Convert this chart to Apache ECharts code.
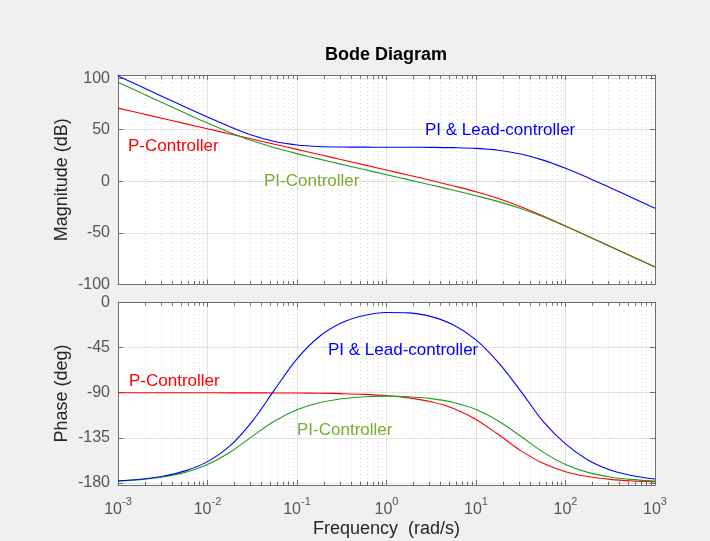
<!DOCTYPE html>
<html><head><meta charset="utf-8">
<script src="https://cdn.jsdelivr.net/npm/echarts@6/dist/echarts.min.js"></script>
<style>html,body{margin:0;padding:0;background:#f0f0f0;}#c{width:710px;height:541px;}</style>
</head><body><div id="c"></div>
<script>
// Frequencies (rad/s), quarter-decade sampling
const freq = [0.001, 0.00178, 0.00316, 0.00562, 0.01, 0.0178, 0.0316, 0.0562, 0.1, 0.178, 0.316, 0.562, 1, 1.78, 3.16, 5.62, 10, 17.8, 31.6, 56.2, 100, 178, 316, 562, 1000];
// Magnitude (dB)
const magP    = [70.9, 65.9, 60.9, 55.9, 50.9, 45.9, 40.9, 35.9, 30.9, 25.9, 20.9, 15.9, 10.9, 5.9, 0.8, -4.5, -10.1, -16.7, -24.6, -33.6, -43.3, -53.2, -63.1, -73.1, -83.1];
const magPI   = [96.0, 86.0, 76.0, 66.1, 56.4, 47.3, 39.2, 32.5, 26.8, 21.5, 16.4, 11.4, 6.4, 1.4, -3.6, -8.7, -14.0, -19.7, -26.4, -34.4, -43.6, -53.3, -63.2, -73.1, -83.1];
const magLead = [102.0, 92.0, 82.0, 72.1, 62.3, 52.9, 44.6, 38.5, 35.2, 33.7, 33.2, 33.1, 33.0, 33.0, 32.9, 32.6, 31.9, 30.1, 26.4, 20.5, 12.6, 3.5, -6.2, -16.1, -26.0];
// Phase (deg)
const phP    = [-90.0, -90.0, -90.0, -90.0, -90.0, -90.1, -90.1, -90.2, -90.3, -90.5, -90.9, -91.6, -92.9, -95.1, -99.0, -105.7, -116.6, -131.7, -147.7, -160.4, -168.7, -173.6, -176.4, -178.0, -178.9];
const phPI   = [-178.1, -176.6, -174.0, -169.4, -161.6, -149.4, -133.5, -118.2, -106.9, -99.9, -96.0, -94.0, -93.4, -94.0, -95.9, -99.8, -106.8, -118.1, -133.4, -149.2, -161.5, -169.4, -174.0, -176.6, -178.1];
const phLead = [-177.8, -176.2, -173.2, -167.9, -158.7, -143.0, -118.5, -86.9, -56.2, -33.9, -20.3, -13.0, -10.0, -10.3, -14.1, -22.5, -37.3, -60.0, -88.3, -118.5, -141.0, -157.0, -167.0, -172.7, -176.0];
// Ticks
const freqTicks = [0.001, 0.01, 0.1, 1, 10, 100, 1000];
const magTicks = [-100, -50, 0, 50, 100];
const phaseTicks = [-180, -135, -90, -45, 0];
const minorMult = [2, 3, 4, 5, 6, 7, 8, 9];
const decades = [-3, -2, -1, 0, 1, 2];

const FONT = '"Liberation Sans", Arial, Helvetica, sans-serif';
const frameColor = '#6e6e6e';
const labelColor = '#555555';
const nameColor = '#262626';
const gridColor = '#e0e0e0';
const minorColor = '#dadada';

const minorFreqs = [];
decades.forEach(d => minorMult.forEach(m => minorFreqs.push(m * Math.pow(10, d))));

function pairs(ys) { return freq.map((f, i) => [f, ys[i]]); }

function xAx(gridIndex, pos, labels, name) {
  return {
    type: 'log', logBase: 10, gridIndex, position: pos, min: 0.001, max: 1000,
    axisLine: {show: true, onZero: false, lineStyle: {color: frameColor, width: 1}},
    axisTick: {show: true, inside: true, length: 5, customValues: freqTicks, lineStyle: {color: frameColor}},
    axisLabel: labels ? {
      show: true, customValues: freqTicks, margin: 11,
      formatter: v => '{b|10}{s|' + Math.round(Math.log10(v)) + '}',
      rich: {
        b: {fontSize: 16, fontFamily: FONT, color: labelColor, lineHeight: 22, verticalAlign: 'bottom'},
        s: {fontSize: 11, fontFamily: FONT, color: labelColor, lineHeight: 12, verticalAlign: 'top'}
      }
    } : {show: false},
    splitLine: {show: pos === 'bottom', lineStyle: {color: gridColor, width: 1}},
    name: name || '', nameLocation: 'middle', nameGap: 35, nameMoveOverlap: false,
    nameTextStyle: {fontSize: 18, fontFamily: FONT, color: nameColor}
  };
}
function yAx(gridIndex, pos, min, max, ticks, labels, name) {
  return {
    type: 'value', gridIndex, position: pos, min, max,
    axisLine: {show: true, onZero: false, lineStyle: {color: frameColor, width: 1}},
    axisTick: {show: true, inside: true, length: 5, customValues: ticks, lineStyle: {color: frameColor}},
    axisLabel: labels ? {show: true, customValues: ticks, margin: 8, fontSize: 16, fontFamily: FONT, color: labelColor} : {show: false},
    splitLine: {show: pos === 'left', lineStyle: {color: gridColor, width: 1}},
    name: name || '', nameLocation: 'middle', nameGap: 47, nameMoveOverlap: false,
    nameTextStyle: {fontSize: 18, fontFamily: FONT, color: nameColor}
  };
}
function minorSeries(xi, yi, refY) {
  return {
    type: 'custom', xAxisIndex: xi, yAxisIndex: yi, silent: true, z: 1, clip: false,
    data: minorFreqs.map(f => [f, refY]),
    encode: {x: 0, y: 1},
    renderItem: (params, api) => {
      const cs = params.coordSys;
      const x = Math.round(api.coord([api.value(0), api.value(1)])[0]) + 0.5;
      const top = cs.y, bot = cs.y + cs.height;
      return {type: 'group', children: [
        {type: 'line', shape: {x1: x, y1: top, x2: x, y2: bot}, style: {stroke: minorColor, lineWidth: 1, lineDash: [1, 3]}},
        {type: 'line', shape: {x1: x, y1: bot, x2: x, y2: bot - 3.5}, style: {stroke: frameColor, lineWidth: 1}},
        {type: 'line', shape: {x1: x, y1: top, x2: x, y2: top + 3.5}, style: {stroke: frameColor, lineWidth: 1}}
      ]};
    }
  };
}
function lineSeries(xi, yi, ys, color) {
  return {type: 'line', xAxisIndex: xi, yAxisIndex: yi, data: pairs(ys), showSymbol: false, symbol: 'none',
    smooth: 0.35, lineStyle: {color, width: 1.1}, z: 3, silent: true, animation: false};
}
function txt(x, y, text, color, size, weight, align) {
  return {type: 'text', x, y, silent: true, z: 10,
    style: {text, fill: color, fontSize: size, fontFamily: FONT, fontWeight: weight || 'normal', align: align || 'left', verticalAlign: 'middle'}};
}

const chart = echarts.init(document.getElementById('c'), null, {renderer: 'canvas'});
chart.setOption({
  animation: false,
  backgroundColor: '#f0f0f0',
  grid: [
    {left: 118, top: 75, width: 537, height: 209.5, show: true, backgroundColor: '#ffffff', borderWidth: 0},
    {left: 118, top: 302, width: 537, height: 183, show: true, backgroundColor: '#ffffff', borderWidth: 0}
  ],
  xAxis: [
    xAx(0, 'bottom', false), xAx(0, 'top', false),
    xAx(1, 'bottom', true, 'Frequency  (rad/s)'), xAx(1, 'top', false)
  ],
  yAxis: [
    yAx(0, 'left', -100, 103, magTicks, true, 'Magnitude (dB)'), yAx(0, 'right', -100, 103, magTicks, false),
    yAx(1, 'left', -182, 0.5, phaseTicks, true, 'Phase (deg)'), yAx(1, 'right', -182, 0.5, phaseTicks, false)
  ],
  series: [
    minorSeries(0, 0, 0), minorSeries(2, 2, -90),
    lineSeries(0, 0, magP, '#ff0000'), lineSeries(0, 0, magPI, '#1e9e1e'), lineSeries(0, 0, magLead, '#0000ff'),
    lineSeries(2, 2, phP, '#ff0000'), lineSeries(2, 2, phPI, '#1e9e1e'), lineSeries(2, 2, phLead, '#0000ff')
  ],
  graphic: [
    txt(386, 55, 'Bode Diagram', '#000000', 18, 'bold', 'center'),
    txt(128, 146, 'P-Controller', '#ff0000', 17),
    txt(264, 181, 'PI-Controller', '#77ac30', 17),
    txt(425, 130, 'PI & Lead-controller', '#0000ff', 17),
    txt(129, 381, 'P-Controller', '#ff0000', 17),
    txt(328, 350, 'PI & Lead-controller', '#0000ff', 17),
    txt(297, 430, 'PI-Controller', '#77ac30', 17)
  ]
});
</script></body></html>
============================================================
- [To do]: With all pictures left out, please transcribe exactly the lines from the start of the material through the line with "const decades = [-3, -2, -1, 0, 1, 2];".

- [Solution]:
Convert this chart to Apache ECharts code.
<!DOCTYPE html>
<html><head><meta charset="utf-8">
<script src="https://cdn.jsdelivr.net/npm/echarts@6/dist/echarts.min.js"></script>
<style>html,body{margin:0;padding:0;background:#f0f0f0;}#c{width:710px;height:541px;}</style>
</head><body><div id="c"></div>
<script>
// Frequencies (rad/s), quarter-decade sampling
const freq = [0.001, 0.00178, 0.00316, 0.00562, 0.01, 0.0178, 0.0316, 0.0562, 0.1, 0.178, 0.316, 0.562, 1, 1.78, 3.16, 5.62, 10, 17.8, 31.6, 56.2, 100, 178, 316, 562, 1000];
// Magnitude (dB)
const magP    = [70.9, 65.9, 60.9, 55.9, 50.9, 45.9, 40.9, 35.9, 30.9, 25.9, 20.9, 15.9, 10.9, 5.9, 0.8, -4.5, -10.1, -16.7, -24.6, -33.6, -43.3, -53.2, -63.1, -73.1, -83.1];
const magPI   = [96.0, 86.0, 76.0, 66.1, 56.4, 47.3, 39.2, 32.5, 26.8, 21.5, 16.4, 11.4, 6.4, 1.4, -3.6, -8.7, -14.0, -19.7, -26.4, -34.4, -43.6, -53.3, -63.2, -73.1, -83.1];
const magLead = [102.0, 92.0, 82.0, 72.1, 62.3, 52.9, 44.6, 38.5, 35.2, 33.7, 33.2, 33.1, 33.0, 33.0, 32.9, 32.6, 31.9, 30.1, 26.4, 20.5, 12.6, 3.5, -6.2, -16.1, -26.0];
// Phase (deg)
const phP    = [-90.0, -90.0, -90.0, -90.0, -90.0, -90.1, -90.1, -90.2, -90.3, -90.5, -90.9, -91.6, -92.9, -95.1, -99.0, -105.7, -116.6, -131.7, -147.7, -160.4, -168.7, -173.6, -176.4, -178.0, -178.9];
const phPI   = [-178.1, -176.6, -174.0, -169.4, -161.6, -149.4, -133.5, -118.2, -106.9, -99.9, -96.0, -94.0, -93.4, -94.0, -95.9, -99.8, -106.8, -118.1, -133.4, -149.2, -161.5, -169.4, -174.0, -176.6, -178.1];
const phLead = [-177.8, -176.2, -173.2, -167.9, -158.7, -143.0, -118.5, -86.9, -56.2, -33.9, -20.3, -13.0, -10.0, -10.3, -14.1, -22.5, -37.3, -60.0, -88.3, -118.5, -141.0, -157.0, -167.0, -172.7, -176.0];
// Ticks
const freqTicks = [0.001, 0.01, 0.1, 1, 10, 100, 1000];
const magTicks = [-100, -50, 0, 50, 100];
const phaseTicks = [-180, -135, -90, -45, 0];
const minorMult = [2, 3, 4, 5, 6, 7, 8, 9];
const decades = [-3, -2, -1, 0, 1, 2];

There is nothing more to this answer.